WRITTEN PROBLEM =>
Reproduce nothing except the lines between the line with "Rebuild this chart" and the line with "const seriesNames = ['In", both ends included, and please leave out pictures.

Code that draws figures =>
________________
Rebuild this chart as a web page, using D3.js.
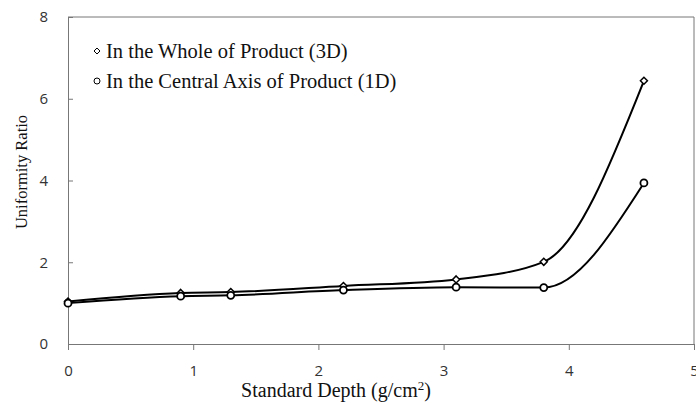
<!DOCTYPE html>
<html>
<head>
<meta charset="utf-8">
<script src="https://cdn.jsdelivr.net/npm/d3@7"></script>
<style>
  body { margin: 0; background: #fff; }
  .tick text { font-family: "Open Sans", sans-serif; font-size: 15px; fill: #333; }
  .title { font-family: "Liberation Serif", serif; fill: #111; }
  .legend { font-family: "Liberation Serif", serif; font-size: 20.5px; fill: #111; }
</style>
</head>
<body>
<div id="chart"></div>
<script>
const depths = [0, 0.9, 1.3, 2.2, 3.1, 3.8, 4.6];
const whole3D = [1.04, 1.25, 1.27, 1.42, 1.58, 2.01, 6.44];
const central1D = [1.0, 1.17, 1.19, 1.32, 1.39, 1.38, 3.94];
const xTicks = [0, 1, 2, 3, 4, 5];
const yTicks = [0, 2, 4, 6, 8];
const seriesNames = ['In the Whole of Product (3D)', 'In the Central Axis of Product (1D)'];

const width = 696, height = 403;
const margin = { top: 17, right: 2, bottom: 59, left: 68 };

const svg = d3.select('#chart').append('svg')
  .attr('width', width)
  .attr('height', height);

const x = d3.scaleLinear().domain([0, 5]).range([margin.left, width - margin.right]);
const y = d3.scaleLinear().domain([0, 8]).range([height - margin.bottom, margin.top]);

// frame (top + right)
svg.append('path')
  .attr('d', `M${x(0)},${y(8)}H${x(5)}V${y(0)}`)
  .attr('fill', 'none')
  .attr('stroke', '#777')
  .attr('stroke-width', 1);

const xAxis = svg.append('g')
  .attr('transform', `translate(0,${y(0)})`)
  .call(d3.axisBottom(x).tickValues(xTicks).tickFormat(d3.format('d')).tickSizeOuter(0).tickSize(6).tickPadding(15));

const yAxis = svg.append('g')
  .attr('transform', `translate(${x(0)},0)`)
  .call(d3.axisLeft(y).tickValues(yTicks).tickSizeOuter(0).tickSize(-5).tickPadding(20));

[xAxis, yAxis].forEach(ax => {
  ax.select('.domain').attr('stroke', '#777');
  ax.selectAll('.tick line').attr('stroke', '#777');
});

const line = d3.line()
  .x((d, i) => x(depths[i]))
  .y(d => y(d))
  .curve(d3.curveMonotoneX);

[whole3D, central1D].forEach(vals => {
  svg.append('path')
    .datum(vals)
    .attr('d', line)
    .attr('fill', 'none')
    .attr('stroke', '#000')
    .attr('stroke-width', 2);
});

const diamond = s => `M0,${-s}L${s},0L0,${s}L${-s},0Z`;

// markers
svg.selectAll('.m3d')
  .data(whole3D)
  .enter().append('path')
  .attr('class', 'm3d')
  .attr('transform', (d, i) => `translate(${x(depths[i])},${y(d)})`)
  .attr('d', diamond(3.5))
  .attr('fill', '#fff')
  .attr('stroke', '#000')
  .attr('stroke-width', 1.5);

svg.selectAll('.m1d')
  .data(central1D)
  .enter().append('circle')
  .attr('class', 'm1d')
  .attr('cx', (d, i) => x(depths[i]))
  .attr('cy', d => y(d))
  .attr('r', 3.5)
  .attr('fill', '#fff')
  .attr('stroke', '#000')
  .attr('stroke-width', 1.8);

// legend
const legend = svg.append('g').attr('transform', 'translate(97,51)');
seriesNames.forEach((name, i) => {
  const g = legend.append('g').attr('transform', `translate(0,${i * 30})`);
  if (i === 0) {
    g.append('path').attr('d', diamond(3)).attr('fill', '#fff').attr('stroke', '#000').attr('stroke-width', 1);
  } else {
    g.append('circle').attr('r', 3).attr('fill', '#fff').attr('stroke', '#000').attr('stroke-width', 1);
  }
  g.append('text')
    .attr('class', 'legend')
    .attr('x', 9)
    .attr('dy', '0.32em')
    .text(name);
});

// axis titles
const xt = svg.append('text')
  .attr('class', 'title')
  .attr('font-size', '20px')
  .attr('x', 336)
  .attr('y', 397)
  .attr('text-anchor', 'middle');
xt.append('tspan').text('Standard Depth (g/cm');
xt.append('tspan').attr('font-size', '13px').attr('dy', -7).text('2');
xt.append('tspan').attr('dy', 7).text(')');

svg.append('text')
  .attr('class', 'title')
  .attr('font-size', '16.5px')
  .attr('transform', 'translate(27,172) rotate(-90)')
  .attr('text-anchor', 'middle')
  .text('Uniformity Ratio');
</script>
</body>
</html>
________________
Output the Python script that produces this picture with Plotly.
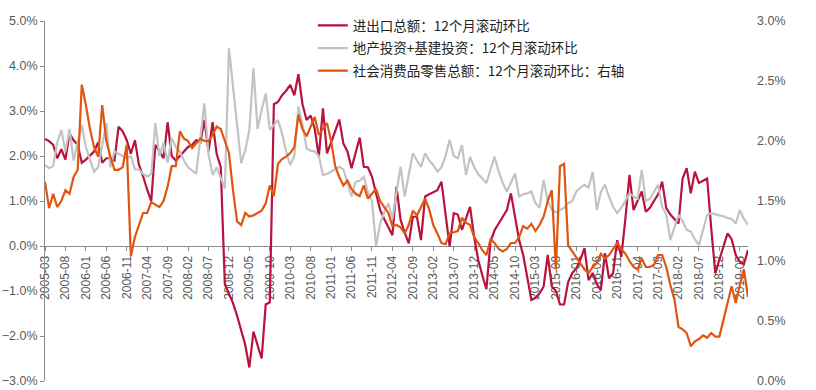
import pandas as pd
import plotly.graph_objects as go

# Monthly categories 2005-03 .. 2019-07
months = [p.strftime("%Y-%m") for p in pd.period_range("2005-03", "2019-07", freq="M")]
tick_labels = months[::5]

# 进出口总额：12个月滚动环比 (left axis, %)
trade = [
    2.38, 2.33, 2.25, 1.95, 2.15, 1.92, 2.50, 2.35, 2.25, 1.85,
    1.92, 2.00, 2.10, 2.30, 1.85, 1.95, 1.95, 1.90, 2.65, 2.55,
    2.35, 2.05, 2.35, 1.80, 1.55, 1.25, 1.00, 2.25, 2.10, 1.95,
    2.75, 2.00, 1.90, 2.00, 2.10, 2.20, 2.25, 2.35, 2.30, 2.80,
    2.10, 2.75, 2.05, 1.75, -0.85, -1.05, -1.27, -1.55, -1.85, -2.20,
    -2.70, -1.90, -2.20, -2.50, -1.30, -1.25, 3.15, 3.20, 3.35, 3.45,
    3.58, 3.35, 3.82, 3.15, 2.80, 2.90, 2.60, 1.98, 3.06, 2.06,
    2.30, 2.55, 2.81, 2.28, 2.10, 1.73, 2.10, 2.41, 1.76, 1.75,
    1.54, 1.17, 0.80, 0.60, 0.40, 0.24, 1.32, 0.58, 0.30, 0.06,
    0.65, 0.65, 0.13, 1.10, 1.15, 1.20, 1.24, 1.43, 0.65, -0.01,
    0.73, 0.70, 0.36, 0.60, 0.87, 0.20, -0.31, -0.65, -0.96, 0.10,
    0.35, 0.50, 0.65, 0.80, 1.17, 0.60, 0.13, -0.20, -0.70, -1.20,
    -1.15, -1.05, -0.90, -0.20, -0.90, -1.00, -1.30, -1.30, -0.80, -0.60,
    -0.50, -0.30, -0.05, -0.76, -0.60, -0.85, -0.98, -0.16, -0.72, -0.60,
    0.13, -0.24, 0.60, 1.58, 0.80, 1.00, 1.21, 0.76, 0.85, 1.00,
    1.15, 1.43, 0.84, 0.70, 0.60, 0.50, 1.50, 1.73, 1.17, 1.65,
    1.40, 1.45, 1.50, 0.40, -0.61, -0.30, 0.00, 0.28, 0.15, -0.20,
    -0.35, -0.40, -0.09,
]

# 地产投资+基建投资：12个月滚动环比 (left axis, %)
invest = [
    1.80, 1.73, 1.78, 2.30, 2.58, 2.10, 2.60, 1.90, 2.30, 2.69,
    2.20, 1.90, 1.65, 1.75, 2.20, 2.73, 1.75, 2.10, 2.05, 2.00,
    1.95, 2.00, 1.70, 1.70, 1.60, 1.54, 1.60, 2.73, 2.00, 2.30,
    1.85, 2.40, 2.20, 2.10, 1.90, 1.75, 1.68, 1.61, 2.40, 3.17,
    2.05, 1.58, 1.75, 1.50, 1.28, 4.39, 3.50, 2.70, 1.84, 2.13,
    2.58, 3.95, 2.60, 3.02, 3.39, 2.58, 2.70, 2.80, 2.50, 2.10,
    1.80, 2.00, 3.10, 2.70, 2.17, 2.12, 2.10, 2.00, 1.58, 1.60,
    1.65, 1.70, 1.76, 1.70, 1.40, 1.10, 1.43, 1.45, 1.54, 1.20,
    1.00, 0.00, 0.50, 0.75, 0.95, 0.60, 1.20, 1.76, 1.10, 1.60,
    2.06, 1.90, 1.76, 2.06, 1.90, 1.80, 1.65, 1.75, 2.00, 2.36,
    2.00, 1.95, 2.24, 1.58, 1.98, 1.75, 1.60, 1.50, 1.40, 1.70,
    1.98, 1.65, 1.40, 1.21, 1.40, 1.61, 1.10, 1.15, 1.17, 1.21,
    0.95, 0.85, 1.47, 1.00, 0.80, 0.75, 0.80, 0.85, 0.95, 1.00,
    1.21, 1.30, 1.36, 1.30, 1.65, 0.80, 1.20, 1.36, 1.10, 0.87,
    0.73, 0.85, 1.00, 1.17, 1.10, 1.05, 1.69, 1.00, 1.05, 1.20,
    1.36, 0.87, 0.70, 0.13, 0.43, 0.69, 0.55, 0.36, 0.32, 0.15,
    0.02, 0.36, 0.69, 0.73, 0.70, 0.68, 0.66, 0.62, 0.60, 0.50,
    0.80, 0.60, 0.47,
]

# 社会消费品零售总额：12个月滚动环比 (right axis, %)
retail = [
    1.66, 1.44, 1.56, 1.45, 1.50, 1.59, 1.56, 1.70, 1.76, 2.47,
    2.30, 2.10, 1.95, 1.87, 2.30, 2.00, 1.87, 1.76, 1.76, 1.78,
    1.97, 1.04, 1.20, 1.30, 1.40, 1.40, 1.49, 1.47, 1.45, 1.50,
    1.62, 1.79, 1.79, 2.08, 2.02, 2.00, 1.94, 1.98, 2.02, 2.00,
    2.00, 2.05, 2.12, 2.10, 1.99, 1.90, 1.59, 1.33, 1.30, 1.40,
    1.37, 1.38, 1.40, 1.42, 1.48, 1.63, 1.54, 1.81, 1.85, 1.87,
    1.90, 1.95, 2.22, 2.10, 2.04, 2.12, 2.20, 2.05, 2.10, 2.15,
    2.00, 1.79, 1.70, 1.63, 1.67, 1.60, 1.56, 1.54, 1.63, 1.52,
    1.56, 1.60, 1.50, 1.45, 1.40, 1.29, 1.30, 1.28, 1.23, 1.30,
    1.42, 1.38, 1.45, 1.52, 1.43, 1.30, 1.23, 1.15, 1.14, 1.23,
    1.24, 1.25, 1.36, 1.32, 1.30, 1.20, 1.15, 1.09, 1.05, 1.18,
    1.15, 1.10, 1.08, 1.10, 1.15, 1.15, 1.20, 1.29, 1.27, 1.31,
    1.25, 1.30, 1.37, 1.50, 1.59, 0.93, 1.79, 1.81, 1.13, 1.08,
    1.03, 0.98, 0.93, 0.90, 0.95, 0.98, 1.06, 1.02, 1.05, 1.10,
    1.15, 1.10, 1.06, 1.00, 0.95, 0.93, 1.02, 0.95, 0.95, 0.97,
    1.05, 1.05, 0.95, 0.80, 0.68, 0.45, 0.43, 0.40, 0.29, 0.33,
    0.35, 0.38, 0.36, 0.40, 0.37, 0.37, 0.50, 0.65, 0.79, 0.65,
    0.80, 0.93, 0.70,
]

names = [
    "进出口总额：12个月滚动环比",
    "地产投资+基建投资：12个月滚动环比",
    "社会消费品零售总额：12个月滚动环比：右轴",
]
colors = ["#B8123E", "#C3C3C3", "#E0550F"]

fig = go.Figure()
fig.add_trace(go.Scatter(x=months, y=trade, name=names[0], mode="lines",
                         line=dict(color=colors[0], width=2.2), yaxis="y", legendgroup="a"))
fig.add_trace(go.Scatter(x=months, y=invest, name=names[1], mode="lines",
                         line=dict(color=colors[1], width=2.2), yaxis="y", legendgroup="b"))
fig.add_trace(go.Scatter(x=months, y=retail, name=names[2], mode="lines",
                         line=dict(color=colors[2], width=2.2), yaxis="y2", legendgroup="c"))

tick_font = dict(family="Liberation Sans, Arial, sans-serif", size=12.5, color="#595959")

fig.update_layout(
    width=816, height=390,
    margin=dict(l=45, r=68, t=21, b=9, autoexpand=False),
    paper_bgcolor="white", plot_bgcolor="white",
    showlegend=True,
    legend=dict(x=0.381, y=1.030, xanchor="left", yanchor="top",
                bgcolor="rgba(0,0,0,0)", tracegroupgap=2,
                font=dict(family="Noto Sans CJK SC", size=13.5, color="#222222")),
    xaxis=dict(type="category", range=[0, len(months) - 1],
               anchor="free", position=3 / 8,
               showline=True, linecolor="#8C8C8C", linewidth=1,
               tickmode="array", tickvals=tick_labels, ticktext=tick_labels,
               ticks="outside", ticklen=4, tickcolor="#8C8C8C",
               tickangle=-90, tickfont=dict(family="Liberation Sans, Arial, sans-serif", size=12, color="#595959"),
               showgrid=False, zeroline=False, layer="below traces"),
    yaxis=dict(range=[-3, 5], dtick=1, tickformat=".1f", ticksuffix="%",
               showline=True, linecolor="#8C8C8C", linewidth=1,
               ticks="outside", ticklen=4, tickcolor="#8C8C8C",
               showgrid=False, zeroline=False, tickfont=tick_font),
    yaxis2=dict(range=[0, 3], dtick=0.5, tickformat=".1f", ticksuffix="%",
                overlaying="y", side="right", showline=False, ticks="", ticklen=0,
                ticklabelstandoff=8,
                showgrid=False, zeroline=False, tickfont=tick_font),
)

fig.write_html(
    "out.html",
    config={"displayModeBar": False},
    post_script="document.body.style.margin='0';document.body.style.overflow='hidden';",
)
________________
ANSWER FOR THE TASK =>
Rebuild this chart as a web page, using D3.js.
<!DOCTYPE html>
<html>
<head>
<meta charset="utf-8">
<script src="https://cdn.jsdelivr.net/npm/d3@7"></script>
<style>
  body { margin: 0; background: #fff; }
  .tick text { font-family: "Open Sans", sans-serif; font-size: 15px; fill: #333; }
  .title { font-family: "Liberation Serif", serif; fill: #111; }
  .legend { font-family: "Liberation Serif", serif; font-size: 20.5px; fill: #111; }
</style>
</head>
<body>
<div id="chart"></div>
<script>
const depths = [0, 0.9, 1.3, 2.2, 3.1, 3.8, 4.6];
const whole3D = [1.04, 1.25, 1.27, 1.42, 1.58, 2.01, 6.44];
const central1D = [1.0, 1.17, 1.19, 1.32, 1.39, 1.38, 3.94];
const xTicks = [0, 1, 2, 3, 4, 5];
const yTicks = [0, 2, 4, 6, 8];
const seriesNames = ['In the Whole of Product (3D)', 'In the Central Axis of Product (1D)'];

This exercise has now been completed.